En intention de traiter (n = 403), l'étude est négative : il n'y avait pas de différence significative entre les prises précoce et tardive. Cependant, fait remarquer le Dr Lantéri-Minet, « les auteurs ont constaté que certains patients n'avaient pas respecté les consignes, en particulier ceux des groupes en traitement précoce ». Ils ont donc réassigné les patients concernés (10 %) au bon groupe. L'analyse en perprotocole après cette réintégration, non prévue initialement, a été réalisée avant le lever de l'aveugle, « ce qui rend les résultats acceptables ». Elle a mis en évidence une différence significative en faveur du traitement précoce par l'almotriptan.
« Cette étude n'est pas parfaite, mais c'est la première fois que l'on a des données contrôlées qui attestent l'efficacité du traitement précoce et qui permettent de valider la théorie actuelle de la sensibilisation centrale. » D'après cette théorie, la migraine passerait d'abord par une phase périphérique, puis centrale. Or les triptans auraient surtout une action périphérique, au contraire des anti-inflammatoires. « Les résultats de l'étude sont intéressants, parce que nous sommes en cours de réflexion sur une révision des recommandations pour la prise en charge de la migraine », annonce le Dr Lantéri-Minet, en rappelant que la stratégie actuellement préconisée en France est d'utiliser d'abord un anti-inflammatoire, puis un triptan.

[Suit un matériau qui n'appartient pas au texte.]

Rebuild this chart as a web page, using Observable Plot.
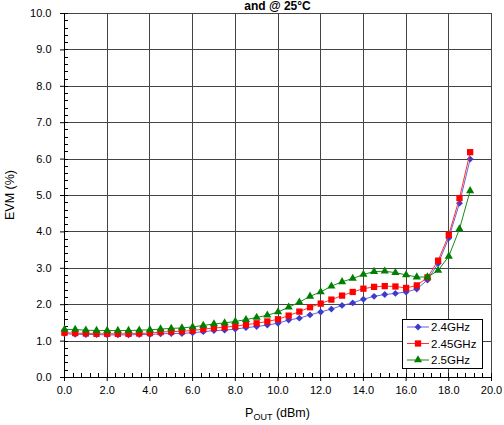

Traitement de fond : 6 mois ou plus ?
D'après les recommandations actuelles, le traitement de fond de la migraine est prescrit pendant une durée minimale de 6 mois. L'étude PROMPT avait pour objectif d'évaluer les effets de l'arrêt du traitement après ce délai (5). Elle a inclus 818 patients traités, en ouvert, par topiramate pendant 6 mois, au terme desquels une randomisation en deux groupes, poursuite et arrêt du traitement, a été réalisée.
« Cette étude est intéressante à double titre », explique le Dr Lantéri-Minet. Tout d'abord, elle montre que, dans le groupe resté sous topiramate, l'efficacité est significativement meilleure en termes de fréquence mensuelle des crises. L'effet du topiramate se maintient à douze mois. Ensuite, dans le groupe placebo, il y a eu, certes, une réaugmentation de la fréquence des crises, mais sans revenir au niveau basal. Ainsi, le bénéfice obtenu avec six mois de traitement se maintient. Ce posteffet thérapeutique va dans le sens de l'idée que le traitement de fond pourrait être arrêté après six mois. « Il y a probablement une sous-population de patients qui peut nécessiter sa poursuite. »
L'étude ne permet pas de définir d'éventuels critères de sélection des patients qui nécessiteraient la poursuite du traitement après six mois. Il semblerait toutefois que la sévérité de la migraine (fréquence des crises) au départ joue un rôle dans sa chronicité. Un grand programme épidémiologique américain a montré que, jusqu'à trois crises par mois, le risque est linéaire et que, au-delà, il augmente de façon exponentielle. « Chez les patients qui ont plus de trois crises mensuelles, peut-être faudrait-il par sécurité prolonger le traitement de fond, notamment s'ils présentent d'autres facteurs de risque, comme ceux définis dans l'étude américaine, à savoir la comorbidité anxiodépressive, le mésusage du médicament et le surpoids. »
* D'après un entretien avec le Dr Michel Lantéri-Minet, CHU Pasteur, Nice.
(1) Dowson A,et al.Circulation 2008;117:1397-1404. (2) Facheris M, et al., Congrès de l'American Academy of Neurology, Chicago 2008, Poster 05.200.
(3) Schwedt TJ, et al.,Cephalalgia 2008 ; 28 : 531-540.
(4) Goadsby PJ, et al.,Cephalalgia 2008 ; 28 : 383-391.
(5) Diener HC, et al.,The Lancet Neurology 2007 ; 6 : 1054-1062.